Opera

Westdeutsche Allgemeine Zeitung, 08. November 2001
Es ist viel Unheil in der Welt

Von Michael Stenger

WAZ Amsterdam. Nicht einmal ein Dutzend Opern, die nach 1945 entstanden, haben sich im Repertoire gehalten. Aribert Reimanns "Lear" gehört dazu. Die Essener Produktion war eindrucksvoll. In Amsterdam ist nun eine der packendsten Deutungen dieses Meisterstückes zu bewundern.

Diese Koproduktion der Nederlandse Opera, die nach wie vor eine Spitzenposition im europäischen Verbund behauptet, und der Dresdner Semper-Oper ist bezwingend, weil die Szene die Musik so holzschnittartig genau spiegelt und weil diese Musik, die zwischen zwölftöniger Strenge und expressiver Freiheit ein breites Spektrum entwickelt, auf so fulminante Weise bis an die Schmerzgrenze geführt wird.

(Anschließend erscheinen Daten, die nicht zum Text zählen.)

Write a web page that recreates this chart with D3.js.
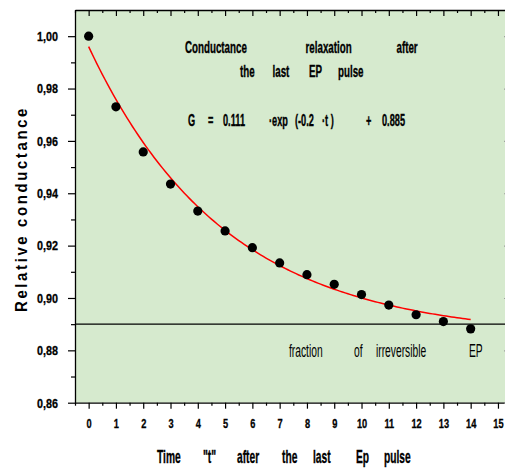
<!DOCTYPE html>
<html>
<head>
<meta charset="utf-8">
<script src="https://cdn.jsdelivr.net/npm/d3@7"></script>
<style>
  html, body { margin: 0; padding: 0; background: #ffffff; }
  svg { display: block; }
  .narrow { font-family: "Liberation Sans Narrow", "Arial Narrow", "Liberation Sans", Arial, sans-serif; }
</style>
</head>
<body>
<svg id="chart" width="505" height="468"></svg>
<script>
// ---- data ----
const times = [0, 1, 2, 3, 4, 5, 6, 7, 8, 9, 10, 11, 12, 13, 14];
const conductance = [1.000, 0.973, 0.9558, 0.9435, 0.9332, 0.9256, 0.9192, 0.9134, 0.9089, 0.9052, 0.9013, 0.8973, 0.8936, 0.8910, 0.8882];
// fit: G = A * exp(-k t) + C
const fitA = 0.111, fitK = 0.2, fitC = 0.885;
const fitRange = [0, 14];
const irreversibleLevel = 0.89;
const xTicks = [0, 1, 2, 3, 4, 5, 6, 7, 8, 9, 10, 11, 12, 13, 14, 15];
const yTicks = [0.86, 0.88, 0.90, 0.92, 0.94, 0.96, 0.98, 1.00];
const yTitle = "Relative conductance";
const xTitleWords = ["Time", "\"t\"", "after", "the", "last", "Ep", "pulse"];
const noteLine1 = ["Conductance", "relaxation", "after"];
const noteLine2 = ["the", "last", "EP", "pulse"];
const noteLine3 = ["G", "=", "0.111", "\u00b7exp", "(-0.2", "\u00b7t )", "+", "0.885"];
const noteLine4 = ["fraction", "of", "irreversible", "EP"];

// ---- layout ----
const svg = d3.select("#chart");
const plot = { left: 75, right: 511.6, top: 10, bottom: 402.7 };
const x = d3.scaleLinear().domain([-0.5, 15.5]).range([plot.left, plot.right]);
const y = d3.scaleLinear().domain([0.86, 1.01]).range([plot.bottom, plot.top]);

svg.append("rect").attr("x", plot.left).attr("y", plot.top)
  .attr("width", plot.right - plot.left).attr("height", plot.bottom - plot.top)
  .attr("fill", "#d6eace");

const fmt = d => d3.format(".2f")(d).replace(".", ",");
const xMinor = d3.range(-0.5, 15.51, 1);
const yMinor = d3.range(0.87, 1.005, 0.02);

function styleAxis(g, color) {
  g.selectAll("path.domain").attr("stroke", color).attr("stroke-width", 1.3);
  g.selectAll(".tick line").attr("stroke", color).attr("stroke-width", 1.2);
}

// minor ticks
svg.append("g").attr("transform", `translate(0,${plot.bottom})`)
  .call(d3.axisBottom(x).tickValues(xMinor).tickSize(3).tickFormat(""))
  .call(g => { g.select(".domain").remove(); styleAxis(g, "#000"); });
svg.append("g").attr("transform", `translate(0,${plot.top})`)
  .call(d3.axisBottom(x).tickValues(xMinor).tickSize(3).tickFormat(""))
  .call(g => { g.select(".domain").remove(); styleAxis(g, "#000"); });
svg.append("g").attr("transform", `translate(${plot.left},0)`)
  .call(d3.axisLeft(y).tickValues(yMinor).tickSize(4).tickFormat(""))
  .call(g => { g.select(".domain").remove(); styleAxis(g, "#000"); });

// bottom axis
const xAxisG = svg.append("g").attr("transform", `translate(0,${plot.bottom})`)
  .call(d3.axisBottom(x).tickValues(xTicks).tickSize(6).tickSizeOuter(0).tickPadding(10).tickFormat(d3.format("d")));
styleAxis(xAxisG, "#000");
xAxisG.selectAll("text").attr("class", "narrow").attr("font-size", 12.5).attr("font-weight", "bold")
  .attr("fill", "#000").attr("stroke", "#000").attr("stroke-width", 0.3)
  .attr("transform", "scale(0.74,1)");

// top axis (ticks inward)
const topG = svg.append("g").attr("transform", `translate(0,${plot.top})`)
  .call(d3.axisBottom(x).tickValues(xTicks).tickSize(6).tickSizeOuter(0).tickFormat(""));
styleAxis(topG, "#000");

// left axis
const yAxisG = svg.append("g").attr("transform", `translate(${plot.left},0)`)
  .call(d3.axisLeft(y).tickValues(yTicks).tickSize(7).tickSizeOuter(0).tickPadding(10).tickFormat(fmt));
styleAxis(yAxisG, "#000");
yAxisG.selectAll("text").attr("class", "narrow").attr("font-size", 13.5).attr("font-weight", "bold")
  .attr("fill", "#000").attr("stroke", "#000").attr("stroke-width", 0.3)
  .attr("x", 0).attr("transform", "translate(-17,0) scale(0.8,1)");

// right axis (ticks inward, mostly outside view)
const rightG = svg.append("g").attr("transform", `translate(${plot.right},0)`)
  .call(d3.axisRight(y).tickValues(yTicks).tickSize(-7.5).tickSizeOuter(0).tickFormat(""));
styleAxis(rightG, "#999");

// horizontal level line
svg.append("line")
  .attr("x1", plot.left).attr("x2", plot.right)
  .attr("y1", y(irreversibleLevel)).attr("y2", y(irreversibleLevel))
  .attr("stroke", "#000").attr("stroke-width", 1.2);

// fit curve
const fitT = d3.range(fitRange[0], fitRange[1] + 0.001, 0.1);
const line = d3.line().x(t => x(t)).y(t => y(fitA * Math.exp(-fitK * t) + fitC));
svg.append("path").datum(fitT).attr("d", line)
  .attr("fill", "none").attr("stroke", "#ff0000").attr("stroke-width", 1.5);

// data points
svg.append("g").selectAll("circle").data(times).join("circle")
  .attr("cx", (t) => x(t)).attr("cy", (t, i) => y(conductance[i]))
  .attr("r", 4.6).attr("fill", "#000");

// word-spaced text helper
function words(list, xs, baseline, size, weight, sx, sw) {
  const t = svg.append("text").attr("class", "narrow")
    .attr("transform", `translate(0,${baseline}) scale(${sx},1)`)
    .attr("font-size", size).attr("font-weight", weight).attr("fill", "#000")
    .attr("stroke", sw ? "#000" : "none").attr("stroke-width", sw || 0);
  list.forEach((w, i) => t.append("tspan").attr("x", xs[i] / sx).attr("y", 0).text(w + (i < list.length - 1 ? " " : "")));
  return t;
}

words(xTitleWords, [157, 203, 237, 282, 313, 356, 384], 462.5, 17.5, "bold", 0.585, 0.35);
words(noteLine1, [185, 305.5, 396.5], 52.7, 17, "bold", 0.575, 0.35);
words(noteLine2, [240, 272.5, 309, 338], 77.2, 17, "bold", 0.575, 0.35);
words(noteLine3, [188, 208, 223, 269, 295, 322, 366, 382], 126, 16, "bold", 0.575, 0.35);
words(noteLine4, [289, 354, 376, 469], 356.5, 18.5, "normal", 0.555, 0);

// y title
const yt = svg.append("text").attr("class", "narrow")
  .attr("transform", `translate(26.5,209) rotate(-90)`)
  .attr("text-anchor", "middle")
  .attr("font-size", 17).attr("font-weight", "bold")
  .attr("letter-spacing", 3)
  .attr("fill", "#000")
  .text(yTitle);
yt.attr("textLength", 206).attr("lengthAdjust", "spacingAndGlyphs");
</script>
</body>
</html>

Willy Decker ist der Regisseur, dessen Dresdner Inszenierung nun Meisje Hummel neu einstudiert hat; Wolfgang Gussmann hat ihm gar nicht pompös eine karge Bühne geschaffen. Mit wenigen Requisiten als Symbolen: ein Tisch, eine Weltkugel, Zepter und Krone. Zunächst auf Menschenmaß, dann überdimensional, denn die Machtgier, um die es bei Shakespeare ja geht und die der Librettist Claus H. Henneberg so scharf herauskristallisiert hat, lässt die Menschen kleiner werden. Sie sitzen auf riesigen Stühlen, tanzen unter einer riesigen Krone ein böses Ritual des Mordes.Und Decker, der immerhin Bayreuth eine Absage erteilte, zeigt eine uniforme Gesellschaft, die sich verrenkt, um alles zu besitzen, die mit perverser Lust quält und tötet. Die Verrückten heben sich ab: der König, der Narr (wie ein Clown gewandet), der verstoßene Edgar mit seiner Hütte. Sie sind Außenseiter.

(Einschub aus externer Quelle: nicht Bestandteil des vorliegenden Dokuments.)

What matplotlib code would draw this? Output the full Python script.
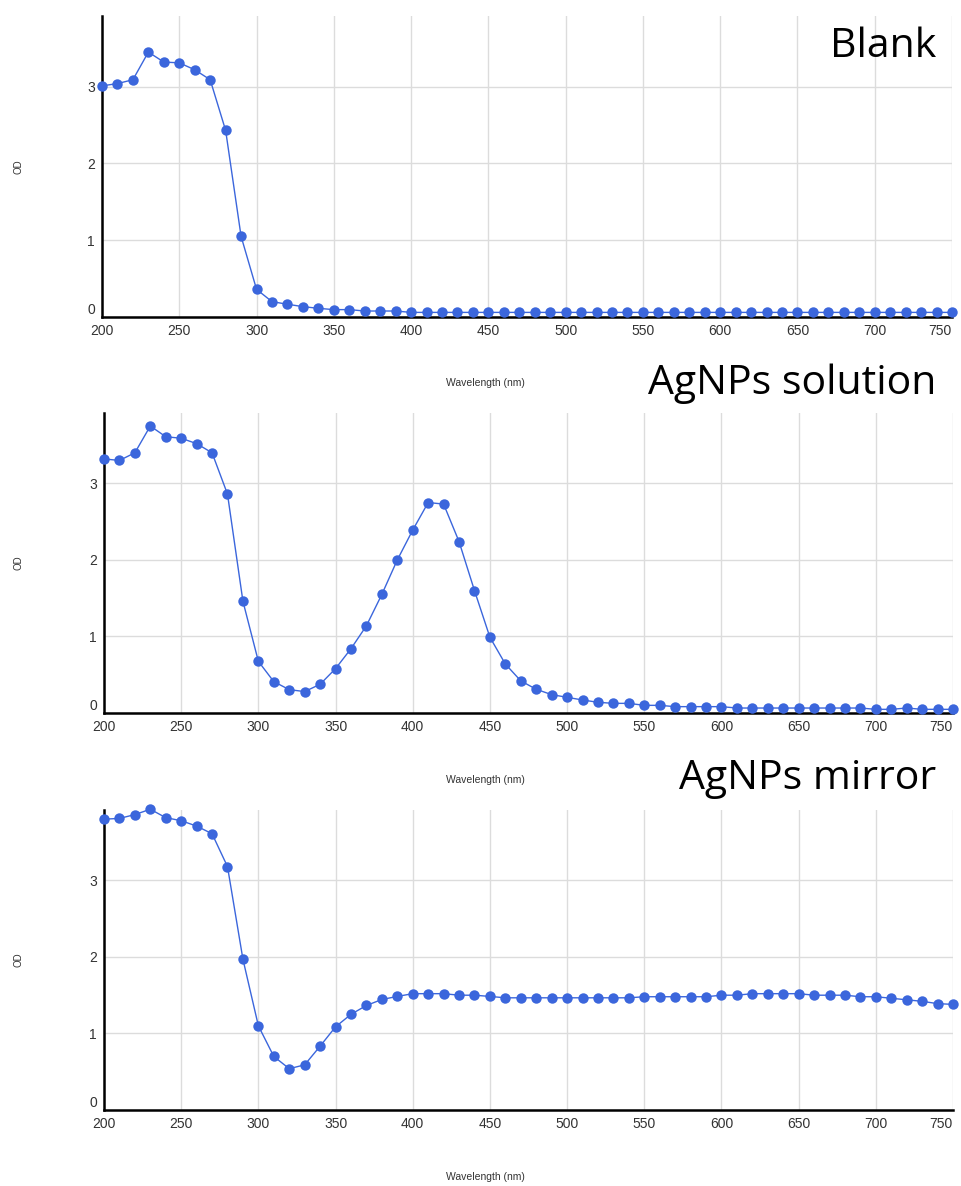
import matplotlib
matplotlib.use("Agg")
import matplotlib.pyplot as plt
import numpy as np

wavelength = list(range(200, 760, 10))

blank_od = [3.01, 3.04, 3.09, 3.45, 3.32, 3.31, 3.22, 3.09, 2.43, 1.05,
            0.36, 0.20, 0.166, 0.135, 0.113, 0.096, 0.096, 0.078, 0.078, 0.078,
            0.06, 0.06, 0.06, 0.06, 0.06, 0.06, 0.06, 0.06, 0.06, 0.06,
            0.06, 0.06, 0.06, 0.06, 0.06, 0.06, 0.06, 0.06, 0.06, 0.06,
            0.06, 0.06, 0.06, 0.06, 0.06, 0.06, 0.06, 0.06, 0.06, 0.06,
            0.06, 0.06, 0.06, 0.06, 0.06, 0.06]

solution_od = [3.32, 3.30, 3.40, 3.75, 3.61, 3.59, 3.52, 3.40, 2.86, 1.46,
               0.675, 0.41, 0.305, 0.28, 0.375, 0.58, 0.84, 1.14, 1.55, 2.00,
               2.39, 2.75, 2.73, 2.24, 1.60, 0.99, 0.64, 0.42, 0.31, 0.24,
               0.205, 0.17, 0.14, 0.126, 0.126, 0.10, 0.10, 0.083, 0.083, 0.083,
               0.083, 0.065, 0.065, 0.065, 0.065, 0.065, 0.065, 0.065, 0.065, 0.065,
               0.048, 0.048, 0.065, 0.048, 0.048, 0.048]

mirror_od = [3.80, 3.81, 3.86, 3.93, 3.82, 3.78, 3.71, 3.61, 3.18, 1.97,
             1.10, 0.70, 0.54, 0.59, 0.834, 1.087, 1.25, 1.366, 1.444, 1.484,
             1.52, 1.52, 1.52, 1.50, 1.50, 1.484, 1.466, 1.466, 1.466, 1.466,
             1.466, 1.466, 1.466, 1.466, 1.466, 1.48, 1.48, 1.48, 1.48, 1.48,
             1.50, 1.50, 1.52, 1.52, 1.52, 1.52, 1.50, 1.50, 1.50, 1.48,
             1.48, 1.46, 1.44, 1.42, 1.39, 1.38]

titles = ["Blank", "AgNPs solution", "AgNPs mirror"]
series = [blank_od, solution_od, mirror_od]
xticks = [200, 250, 300, 350, 400, 450, 500, 550, 600, 650, 700, 750]
yticks = [0, 1, 2, 3]

W, H = 961, 1186
fig = plt.figure(figsize=(W / 100, H / 100), dpi=100)
fig.patch.set_facecolor("white")

# axes boxes in pixels: left, right, top, bottom
boxes = [(102, 952, 16, 317), (104, 953, 413, 713), (104, 953, 810, 1110)]
title_y = [47, 384, 779]
xlabel_y = [383, 780, 1177]

color = "#3b66dc"
tick_font = "Liberation Sans"
for i, (l, r, t, b) in enumerate(boxes):
    ax = fig.add_axes([l / W, 1 - b / H, (r - l) / W, (b - t) / H])
    ax.plot(wavelength, series[i], color=color, lw=1.0, marker="o",
            markersize=7.5, markeredgewidth=0, clip_on=False, zorder=3)
    ax.set_xlim(200, 750)
    ax.set_ylim(0, 3.92)
    ax.set_xticks(xticks)
    ax.set_yticks(yticks)
    ax.grid(True, color="#dcdcdc", lw=1.0)
    ax.set_axisbelow(True)
    for s in ["top", "right"]:
        ax.spines[s].set_visible(False)
    ax.spines["left"].set_linewidth(1.8)
    ax.spines["bottom"].set_linewidth(1.8)
    ax.tick_params(length=0, labelsize=10, labelcolor="#333333")
    ax.tick_params(axis="x", pad=5)
    ax.tick_params(axis="y", pad=5)
    for lab in ax.get_xticklabels() + ax.get_yticklabels():
        lab.set_family(tick_font)
    yl = ax.get_yticklabels()
    yl[0].set_verticalalignment("bottom")
    yl[0].set_y(-0.02)
    xl = ax.get_xticklabels()
    xl[-1].set_horizontalalignment("right")
    xl[-1].set_x(753)
    fig.text(18 / W, 1 - ((t + b) / 2) / H, "OD", rotation=90, fontsize=7,
             color="#333333", ha="center", va="center", family=tick_font)
    fig.text(485 / W, 1 - xlabel_y[i] / H, "Wavelength (nm)", fontsize=7.5,
             color="#333333", ha="center", va="center", family=tick_font)
    fig.text(936 / W, 1 - title_y[i] / H, titles[i], fontsize=29.5,
             family="Open Sans", color="black", ha="right", va="center")

fig.savefig("out.png", dpi=100, facecolor="white")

Das alles kann man nur mit einem Ensemble von Sängerdarstellern deutlich machen. Und da geizt Amsterdam traditionsgemäß nicht: Die bösen Töchter (Isoldé Elchlepp als Goneril und Rita Cullis als Regan) sind hochdramatisch charakterscharf; Gabriele Fontana als gute Tochter Cordelia findet zu einer Klarheit ohne Schärfen. Der Contratenor David Cordier, auch der Edgar in Essen, spiegelt auch sängerisch den gespielten Wahn. Der Essener Lear gibt hier den Herzog von Albany: Tomas Möwes mit raumgreifender Präsenz.

Hermann Becht als Gloster und John Bröcheler als Lear: Sie zeigen außergewöhnlich eindringlich Opfer der Macht. Becht hat immer noch staunenswerte Kraftreserven. Bröcheler bietet in der Titelpartie ein kaum zu überbietendes Maß an Intensität. Zwischen Sturmgesang und Klage, zwischen Resignation und Aufbegehren - Bröcheler stürzt sich hinein in die Rolle des umnachteten Königs und bietet mit vielen vokalen Nuancen eine der besten Lear-Deutungen seit der Uraufführung der Oper 1978.

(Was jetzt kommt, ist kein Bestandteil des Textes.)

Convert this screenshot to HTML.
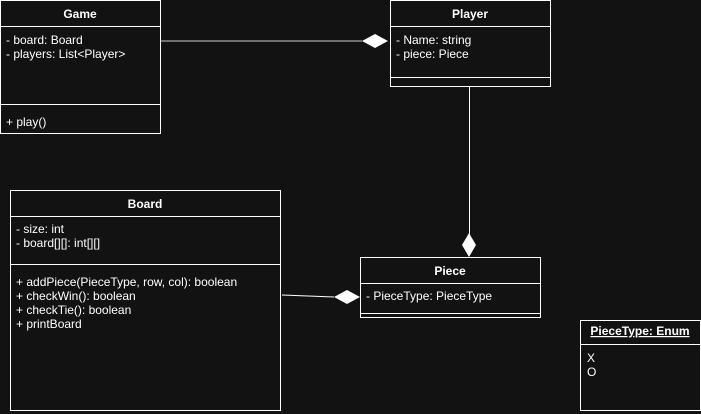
<!DOCTYPE html>
<html><head><style>body{margin:0;background:#121212}svg{display:block}text{font-family:"Liberation Sans",sans-serif;font-size:12px;fill:#fff}</style></head><body>
<svg width="701" height="414" viewBox="0 0 701 414">
<rect width="701" height="414" fill="#121212"/>
<g fill="none" stroke="#fff" stroke-width="1">
<rect x="0.5" y="0.5" width="160" height="133"/><line x1="0" y1="26.5" x2="161" y2="26.5"/><line x1="0" y1="104.5" x2="161" y2="104.5"/>
<rect x="390.5" y="0.5" width="160" height="86"/><line x1="390" y1="26.5" x2="551" y2="26.5"/><line x1="390" y1="77.5" x2="551" y2="77.5"/>
<rect x="10.5" y="190.5" width="270" height="220"/><line x1="10" y1="216.5" x2="281" y2="216.5"/><line x1="10" y1="264.5" x2="281" y2="264.5"/>
<rect x="360.5" y="257.5" width="180" height="60"/><line x1="360" y1="283.5" x2="541" y2="283.5"/><line x1="360" y1="313.5" x2="541" y2="313.5"/>
<rect x="580.5" y="320.5" width="120" height="90"/><line x1="580" y1="344.5" x2="701" y2="344.5"/>
<line x1="161" y1="41" x2="362" y2="41" stroke="#ccc"/>
<line x1="469.5" y1="87" x2="469.5" y2="234"/>
<line x1="282" y1="295" x2="334" y2="297"/>
</g>
<g fill="#fff">
<polygon points="362,41 375,34 388,41 375,48"/>
<polygon points="469,233 476,245 469,257 462,245"/>
<polygon points="334,297 347,290 360,297 347,304"/>
</g>
<g font-weight="bold" text-anchor="middle">
<text x="80" y="18">Game</text><text x="470" y="18">Player</text><text x="145" y="208">Board</text><text x="450" y="275">Piece</text>
<text x="640" y="335" text-decoration="underline">PieceType: Enum</text>
</g>
<text x="6" y="44">- board: Board</text><text x="6" y="58">- players: List&lt;Player&gt;</text><text x="6" y="126">+ play()</text>
<text x="396" y="44">- Name: string</text><text x="396" y="58">- piece: Piece</text>
<text x="16" y="233">- size: int</text><text x="16" y="247">- board[][]: int[][]</text>
<text x="16" y="286">+ addPiece(PieceType, row, col): boolean</text><text x="16" y="300">+ checkWin(): boolean</text><text x="16" y="314">+ checkTie(): boolean</text><text x="16" y="328">+ printBoard</text>
<text x="366" y="300">- PieceType: PieceType</text>
<text x="587" y="362">X</text><text x="587" y="376">O</text>
</svg></body></html>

Und am Pult der fulminant auftrumpfenden, überragend perfekten Niederländischen Philharmoniker bestreitet Hartmut Haenchen, nun wirklich einer der besten Dirigenten seiner Generation, seine 50. Premiere am "Muziektheater".

Sein "Lear" ist für mich bislang der bohrendste, der packendste: mit härtestem Schlagzeug-Prasseln, Fortissimo-Bläserfanfaren, mit einem bis zur Kammermusik geführten, nervös vibrierenden Streichersatz. Haenchen ist dicht am Puls dieser Musik, die Verstand und Gefühl anspricht, die in ihrer schreienden Kraft gegen das Unheil in dieser Welt so berührend zeitlos bleibt.

Großer Jubel in Amsterdam; großer Jubel auch für den anwesenden Aribert Reimann.